「個人事業主が2年連続で期限後申告をすると、青色申告の承認が取り消される」と言われますが、これは間違いです。取り消されるのは法人の場合であり、個人はよほど悪質な行為がなければ取り消されることはありません。
法人と個人では青色申告取消の基準が異なる
2年連続で申告が遅れると取消になるというのは法人・会社の話です。これに引きずられるようにして、みんな個人も同様に取消になると思い込んでいます。私自身もそう思っていました(^^;
法人の青色申告取消については、法人税法127条で定められています。
- 帳簿がきちんと作成、保存されていないとき
- 税務署長の指示に従わないとき
- 隠蔽や仮装などの悪質な行為があったとき
- 申告書を期限までに提出しなかったとき
一方、個人の取消は所得税法150条で定められています。見比べると分かりますが、「4」の提出期限については所得税法では規定がありません。
- 帳簿がきちんと作成、保存されていないとき
- 税務署長の指示に従わないとき
- 隠蔽や仮装などの悪質な行為があったとき
個人の取消については、以下のページも参照してください。法律に基づいて実際に現場でどう運用するかを定めた文書ですが、その中で「青色申告の承認の取消しは、青色申告制度の趣旨から真に青色申告書を提出するにふさわしくないと認められる場合に行うものである」と述べられています。

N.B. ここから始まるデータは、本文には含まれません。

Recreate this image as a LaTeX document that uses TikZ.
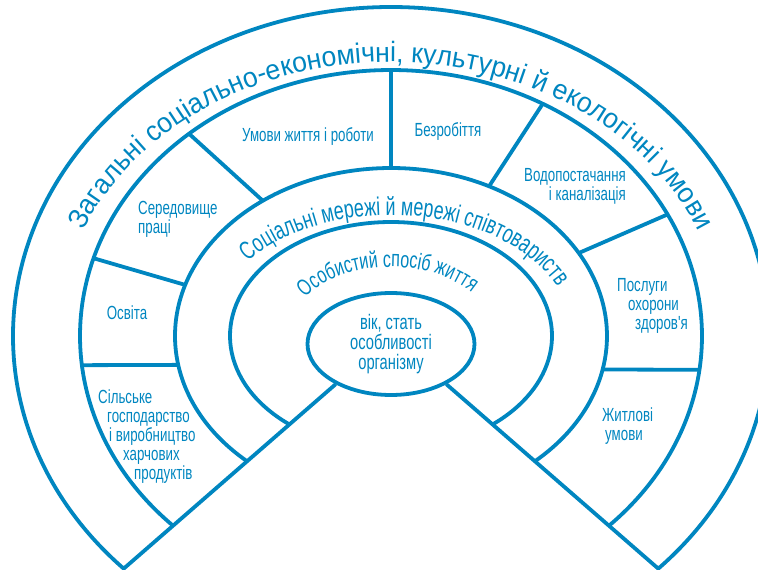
\documentclass[tikz,border=0pt]{standalone}
\usepackage{fontspec}
\setmainfont{Liberation Sans}
\newfontfamily\bandfont[FakeStretch=0.95]{Liberation Sans}
\newfontfamily\narrowfont[FakeStretch=0.7]{Liberation Sans}
\usetikzlibrary{decorations.text,shapes.geometric}
\definecolor{ringblue}{RGB}{0,134,192}

\begin{document}
\begin{tikzpicture}[x=1pt,y=1pt,
    ring/.style={draw=ringblue, line width=3.8pt},
    core/.style={ellipse, ring, minimum width=167pt, minimum height=102pt, inner sep=0pt, text=ringblue, align=center, font=\narrowfont\fontsize{21}{20}\selectfont},
    lbl/.style={text=ringblue, inner sep=0pt, align=left, anchor=west, font=\narrowfont\fontsize{19}{19}\selectfont}]
  \useasboundingbox (-391,-234) rectangle (367,336);

  % centre and the two bounding rays with the outer arc
  \node[core] (core) at (0,-8) {вік, стать\\особливості\\організму};
  \coordinate (tipL) at (225:378 and 329);
  \coordinate (tipR) at (-45:378 and 329);
  \draw[ring] (core.216) -- (tipL) arc[start angle=225, end angle=-45, x radius=378, y radius=329] -- (core.-36);

  % inner rings
  \draw[ring] (225.5:311 and 266) arc[start angle=225.5, end angle=-45.5, x radius=311, y radius=266];
  \draw[ring] (228.2:216 and 168) arc[start angle=228.2, end angle=-48.2, x radius=216, y radius=168];
  \draw[ring] (230.8:161 and 114) arc[start angle=230.8, end angle=-50.8, x radius=161, y radius=114];

  % sectors of the living and working band
  \draw[ring] (163:311 and 266) -- (162.3:216 and 168);
  \draw[ring] (186.3:311 and 266) -- (189.9:216 and 168);
  \draw[ring] (130.5:311 and 266) -- (126.4:216 and 168);
  \draw[ring] (90:311 and 266) -- (90:216 and 168);
  \draw[ring] (60.8:311 and 266) -- (63:216 and 168);
  \draw[ring] (27.2:311 and 266) -- (29.6:216 and 168);
  \draw[ring] (-7.3:311 and 266) -- (-11.5:216 and 168);

  % curved band titles
  \path[decorate, decoration={text along path, text align=center, text color=ringblue,
      text={|\bandfont\fontsize{28}{28}\selectfont|Загальні соціально-економічні, культурні й екологічні умови}}]
    (175:333 and 274) arc[start angle=175, end angle=5, x radius=333, y radius=274];
  \path[decorate, decoration={text along path, text color=ringblue,
      text={|\narrowfont\fontsize{25.5}{25.5}\selectfont|Соціальні мережі й мережі співтовариств}}]
    (142:182 and 121) arc[start angle=142, end angle=-10, x radius=182, y radius=121];
  \path[decorate, decoration={text along path, text color=ringblue,
      text={|\narrowfont\fontsize{23}{23}\selectfont|Особистий спосіб життя}}]
    (146:104 and 69) arc[start angle=146, end angle=0, x radius=104, y radius=69];

  % sector labels
  \node[lbl, anchor=center, align=center] (work) at (-83,199) {Умови життя і роботи};
  \node[lbl, anchor=center] (jobless) at (57,204) {Безробіття};
  \node[lbl, anchor=center, align=right] (water) at (184,150) {Водопостачання\\і каналізація};
  \node[lbl] (workenv) at (-253,117) {Середовище\\праці};
  \node[lbl, anchor=center] (school) at (-264,23) {Освіта};
  \node[lbl] (farming) at (-293,-101) {Сільське\\\hspace*{9pt}господарство\\\hspace*{11pt}і виробництво\\\hspace*{25pt}харчових\\\hspace*{36pt}продуктів};
  \node[lbl] (health) at (226,30) {Послуги\\\hspace*{11pt}охорони\\\hspace*{18pt}здоров'я};
  \node[lbl] (housing) at (211,-90) {Житлові\\\hspace*{3pt}умови};
\end{tikzpicture}
\end{document}
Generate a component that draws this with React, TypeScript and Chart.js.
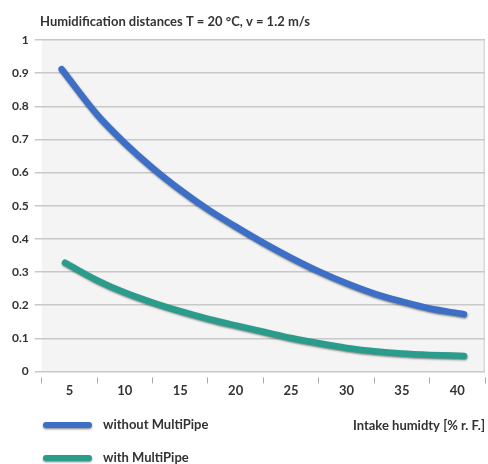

どういう場合が取消に該当するかと言えば、よほど悪質なときに限って取消を行うという方針です。
- 二重帳簿を作成する
- 過少申告を毎年継続して行っている
青色申告が取り消されるとどうなるのか
実際に青色申告の承認を取り消された会社の代表者から、どのように取り消されたのかを聞きました。
- 税務署から電話がかかってくる。申告書が提出されていないので承認を取り消すと告げられる。
- 簡易書留で税務署から通知が送られてくる。通知には取消の日付や理由が記載されている。
法律の上でも、取消の処分をするときは書面によって通知をするように定められています。だから、証拠が残るように書留郵便で通知が送られるのでしょう。
つまり、個人でずっと申告をしていない場合でも、取消の通知を受け取っていなければ、青色申告は有効だと考えられます。後から申告するときでも、青色申告特別控除10万円の適用を受けられます(期限後では55/65万円の適用は受けられない)。
もし取消を食らってしまえば(=取り消しの通知を受け取ったら)、青色申告の各種特典を受けられなくなります。再度、承認申請を行おうとしても、取り消し処分を受けてから1年間は承認申請書を出せません。取り消しを受けた年はもちろん、その次の年も白色申告になってしまうため、最低でも2年間は青色申告の特典を利用できません。まあ、個人で取消を食らうことはほとんどないでしょうが気を付けましょう。